[start]
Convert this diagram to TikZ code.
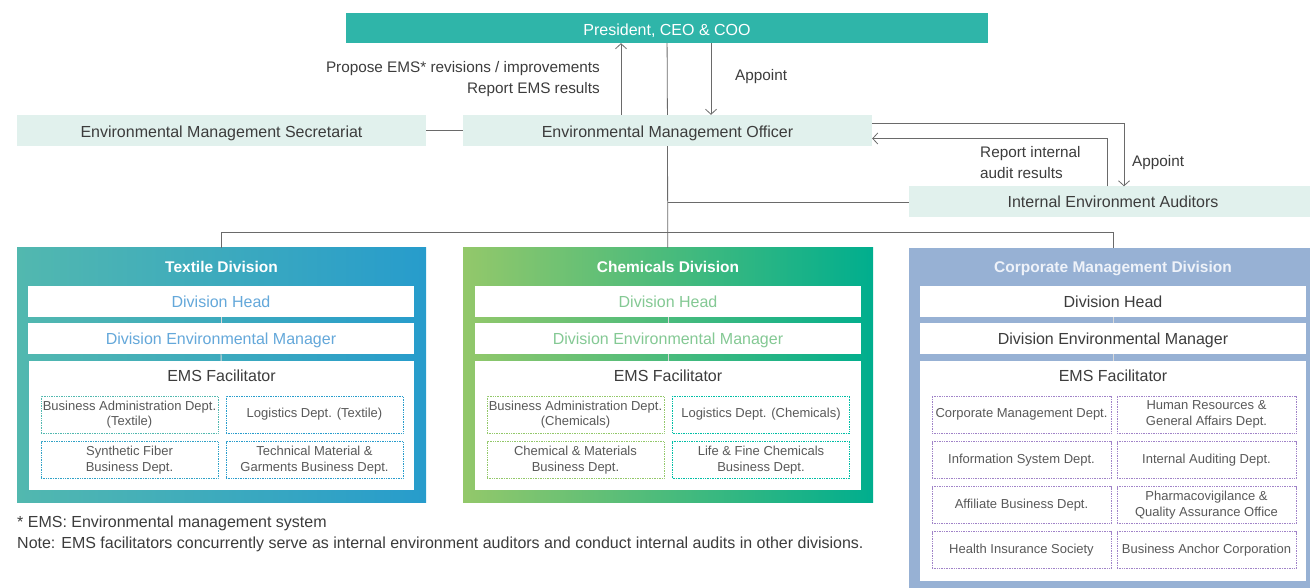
\documentclass[tikz,border=0pt]{standalone}
\usepackage{fontspec}
\setmainfont{Liberation Sans}
\usetikzlibrary{arrows.meta}

\definecolor{ceoTeal}{HTML}{2FB5A9}
\definecolor{mintFill}{HTML}{E1F1ED}
\definecolor{lineGray}{HTML}{6A6A6A}
\definecolor{textGray}{HTML}{3C3C3C}
\definecolor{texLeft}{HTML}{52B8AF}
\definecolor{texRight}{HTML}{279CCC}
\definecolor{texText}{HTML}{64A8DA}
\definecolor{chemLeft}{HTML}{93C86A}
\definecolor{chemRight}{HTML}{00AE8E}
\definecolor{chemText}{HTML}{84C994}
\definecolor{corpFill}{HTML}{97B1D4}
\definecolor{corpTitle}{HTML}{EEF2F9}
\definecolor{corpDot}{HTML}{A083C8}

\begin{document}
\begin{tikzpicture}[x=1pt, y=-1pt, font=\fontsize{16}{21}\selectfont, >={Straight Barb[length=5pt,width=11pt]}]
    \tikzstyle{top_box} = [fill=mintFill, text=textGray, minimum height=31, inner sep=0, text height=11.5pt, text depth=0pt]
    \tikzstyle{div_box} = [minimum width=409, minimum height=254, inner sep=0]
    \tikzstyle{div_title} = [text=white, inner sep=0, text height=11.1pt, text depth=0pt, font=\fontsize{15.5}{17}\selectfont\bfseries]
    \tikzstyle{head_box} = [fill=white, minimum width=386, minimum height=31, inner sep=0, text height=11.5pt, text depth=0pt]
    \tikzstyle{fac_box} = [fill=white, minimum width=385, inner sep=0]
    \tikzstyle{fac_title} = [text=textGray, inner sep=0, text height=11.5pt, text depth=0pt]
    \tikzstyle{dept_box} = [densely dotted, line width=0.7pt, minimum width=177, minimum height=37, inner sep=0, align=center, text=textGray!85, font=\fontsize{13}{15.5}\selectfont]
    \tikzstyle{gray_line} = [lineGray, line width=0.8pt]
    \tikzstyle{gray_arrow} = [->, lineGray, line width=0.8pt]
    \tikzstyle{inner_line} = [white!70!gray, line width=0.8pt]
    \tikzstyle{label_text} = [text=textGray, inner sep=0]
    \tikzstyle{arrow_label} = [label_text, font=\fontsize{15.3}{21}\selectfont]

    \useasboundingbox (0,0) rectangle (1310,588);

    % top level
    \node[fill=ceoTeal, text=white, minimum width=642, minimum height=30, inner sep=0, text height=15.5pt, text depth=0pt] (pres) at (667,28) {President, CEO \& COO};
    \node[top_box, minimum width=409, text height=14pt] (sec) at (221.5,130.5) {Environmental Management Secretariat};
    \node[top_box, minimum width=409, text height=14pt] (ofc) at (667.5,130.5) {Environmental Management Officer};
    \node[top_box, minimum width=408] (aud) at (1113,202) {Internal Environment Auditors};

    \node[arrow_label, align=right, anchor=east] (lblPropose) at (600,79.5) {Propose EMS* revisions / improvements\\Report EMS results};
    \node[arrow_label, anchor=west] (lblAppoint) at (735,77) {Appoint};
    \node[arrow_label, align=left, anchor=west] (lblReport) at (980,162.5) {Report internal\\audit results};
    \node[arrow_label, anchor=west] (lblAppoint2) at (1132,163) {Appoint};

    % divisions
    \node[div_box, left color=texLeft, right color=texRight] (tex) at (221.5,375) {};
    \node[div_box, minimum width=410, left color=chemLeft, right color=chemRight] (chem) at (668,375) {};
    \node[div_box, minimum height=352, fill=corpFill] (corp) at (1113.5,424) {};

    \draw[gray_line] (sec) -- (ofc);
    \draw[gray_line] (pres) -- (ofc);
    \draw[gray_arrow] (ofc.north -| 621,0) -- (pres.south -| 621,0);
    \draw[gray_arrow] (pres.south -| 711,0) -- (ofc.north -| 711,0);
    \draw[gray_arrow] ([yshift=7pt]ofc.east) -| ([xshift=11pt]aud.north);
    \draw[gray_arrow] ([xshift=-5.5pt]aud.north) |- ([yshift=-8pt]ofc.east);
    \draw[gray_line] (ofc) -- (chem);
    \draw[gray_line] (ofc.south |- aud.west) -- (aud.west);
    \draw[gray_line] (tex.north) |- (corp.north |- 0,232) -- (corp.north);

    % Textile Division
    \node[div_title] (texTitle) at (221.5,266.5) {Textile Division};
    \node[head_box, text=texText] (texHead) at (221,301.5) {Division Head};
    \node[head_box, text=texText] (texDem) at (221,338.5) {Division Environmental Manager};
    \node[fac_box, minimum height=129] (texFac) at (221.5,425.5) {};
    \draw[inner_line] (texHead) -- (texDem);
    \draw[inner_line] (texDem) -- (texFac);
    \node[fac_title] (texFacTitle) at (221.5,376) {EMS Facilitator};
    \node[dept_box, draw=texLeft] (texD1) at (129.5,414.5) {Business Administration Dept.\\(Textile)};
    \node[dept_box, draw=texRight] (texD2) at (314.5,414.5) {Logistics Dept. (Textile)};
    \node[dept_box, draw=texRight!80!texLeft] (texD3) at (129.5,460) {Synthetic Fiber\\Business Dept.};
    \node[dept_box, draw=texRight] (texD4) at (314.5,460) {Technical Material \&\\Garments Business Dept.};

    % Chemicals Division
    \node[div_title] (chemTitle) at (668,266.5) {Chemicals Division};
    \node[head_box, text=chemText] (chemHead) at (668,301.5) {Division Head};
    \node[head_box, text=chemText] (chemDem) at (668,338.5) {Division Environmental Manager};
    \node[fac_box, minimum height=129, minimum width=386] (chemFac) at (668,425.5) {};
    \draw[inner_line] (chemHead) -- (chemDem);
    \draw[inner_line] (chemDem) -- (chemFac);
    \node[fac_title] (chemFacTitle) at (668,376) {EMS Facilitator};
    \node[dept_box, draw=chemLeft] (chemD1) at (575.5,414.5) {Business Administration Dept.\\(Chemicals)};
    \node[dept_box, draw=chemRight!80!cyan] (chemD2) at (761,414.5) {Logistics Dept. (Chemicals)};
    \node[dept_box, draw=chemLeft] (chemD3) at (575.5,460) {Chemical \& Materials\\Business Dept.};
    \node[dept_box, draw=chemRight!80!cyan] (chemD4) at (761,460) {Life \& Fine Chemicals\\Business Dept.};

    % Corporate Management Division
    \node[div_title, text=corpTitle] (corpTitle) at (1113,266.5) {Corporate Management Division};
    \node[head_box, text=textGray] (corpHead) at (1113,301.5) {Division Head};
    \node[head_box, text=textGray] (corpDem) at (1113,338.5) {Division Environmental Manager};
    \node[fac_box, minimum height=220, minimum width=386] (corpFac) at (1113,471) {};
    \draw[inner_line] (corpHead) -- (corpDem);
    \draw[inner_line] (corpDem) -- (corpFac);
    \node[fac_title] (corpFacTitle) at (1113,376) {EMS Facilitator};
    \node[dept_box, draw=corpDot, minimum width=179] (corpD1) at (1021.5,414.5) {Corporate Management Dept.};
    \node[dept_box, draw=corpDot, minimum width=179] (corpD2) at (1206.5,414.5) {Human Resources \&\\General Affairs Dept.};
    \node[dept_box, draw=corpDot, minimum width=179] (corpD3) at (1021.5,460) {Information System Dept.};
    \node[dept_box, draw=corpDot, minimum width=179] (corpD4) at (1206.5,460) {Internal Auditing Dept.};
    \node[dept_box, draw=corpDot, minimum width=179] (corpD5) at (1021.5,505) {Affiliate Business Dept.};
    \node[dept_box, draw=corpDot, minimum width=179] (corpD6) at (1206.5,505) {Pharmacovigilance \&\\Quality Assurance Office};
    \node[dept_box, draw=corpDot, minimum width=179] (corpD7) at (1021.5,550) {Health Insurance Society};
    \node[dept_box, draw=corpDot, minimum width=179] (corpD8) at (1206.5,550) {Business Anchor Corporation};

    % notes
    \node[label_text, anchor=west] (note1) at (17,523) {* EMS: Environmental management system};
    \node[label_text, anchor=west] (note2) at (17,544) {Note: EMS facilitators concurrently serve as internal environment auditors and conduct internal audits in other divisions.};
\end{tikzpicture}
\end{document}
[end]
▸ What to work on: Write out an exact copy of the listing, first line through the line containing "(0,0) rectangle (1310,588);", with the pictures left out.

▸ Output:
Convert this diagram to TikZ code.
\documentclass[tikz,border=0pt]{standalone}
\usepackage{fontspec}
\setmainfont{Liberation Sans}
\usetikzlibrary{arrows.meta}

\definecolor{ceoTeal}{HTML}{2FB5A9}
\definecolor{mintFill}{HTML}{E1F1ED}
\definecolor{lineGray}{HTML}{6A6A6A}
\definecolor{textGray}{HTML}{3C3C3C}
\definecolor{texLeft}{HTML}{52B8AF}
\definecolor{texRight}{HTML}{279CCC}
\definecolor{texText}{HTML}{64A8DA}
\definecolor{chemLeft}{HTML}{93C86A}
\definecolor{chemRight}{HTML}{00AE8E}
\definecolor{chemText}{HTML}{84C994}
\definecolor{corpFill}{HTML}{97B1D4}
\definecolor{corpTitle}{HTML}{EEF2F9}
\definecolor{corpDot}{HTML}{A083C8}

\begin{document}
\begin{tikzpicture}[x=1pt, y=-1pt, font=\fontsize{16}{21}\selectfont, >={Straight Barb[length=5pt,width=11pt]}]
    \tikzstyle{top_box} = [fill=mintFill, text=textGray, minimum height=31, inner sep=0, text height=11.5pt, text depth=0pt]
    \tikzstyle{div_box} = [minimum width=409, minimum height=254, inner sep=0]
    \tikzstyle{div_title} = [text=white, inner sep=0, text height=11.1pt, text depth=0pt, font=\fontsize{15.5}{17}\selectfont\bfseries]
    \tikzstyle{head_box} = [fill=white, minimum width=386, minimum height=31, inner sep=0, text height=11.5pt, text depth=0pt]
    \tikzstyle{fac_box} = [fill=white, minimum width=385, inner sep=0]
    \tikzstyle{fac_title} = [text=textGray, inner sep=0, text height=11.5pt, text depth=0pt]
    \tikzstyle{dept_box} = [densely dotted, line width=0.7pt, minimum width=177, minimum height=37, inner sep=0, align=center, text=textGray!85, font=\fontsize{13}{15.5}\selectfont]
    \tikzstyle{gray_line} = [lineGray, line width=0.8pt]
    \tikzstyle{gray_arrow} = [->, lineGray, line width=0.8pt]
    \tikzstyle{inner_line} = [white!70!gray, line width=0.8pt]
    \tikzstyle{label_text} = [text=textGray, inner sep=0]
    \tikzstyle{arrow_label} = [label_text, font=\fontsize{15.3}{21}\selectfont]

    \useasboundingbox (0,0) rectangle (1310,588);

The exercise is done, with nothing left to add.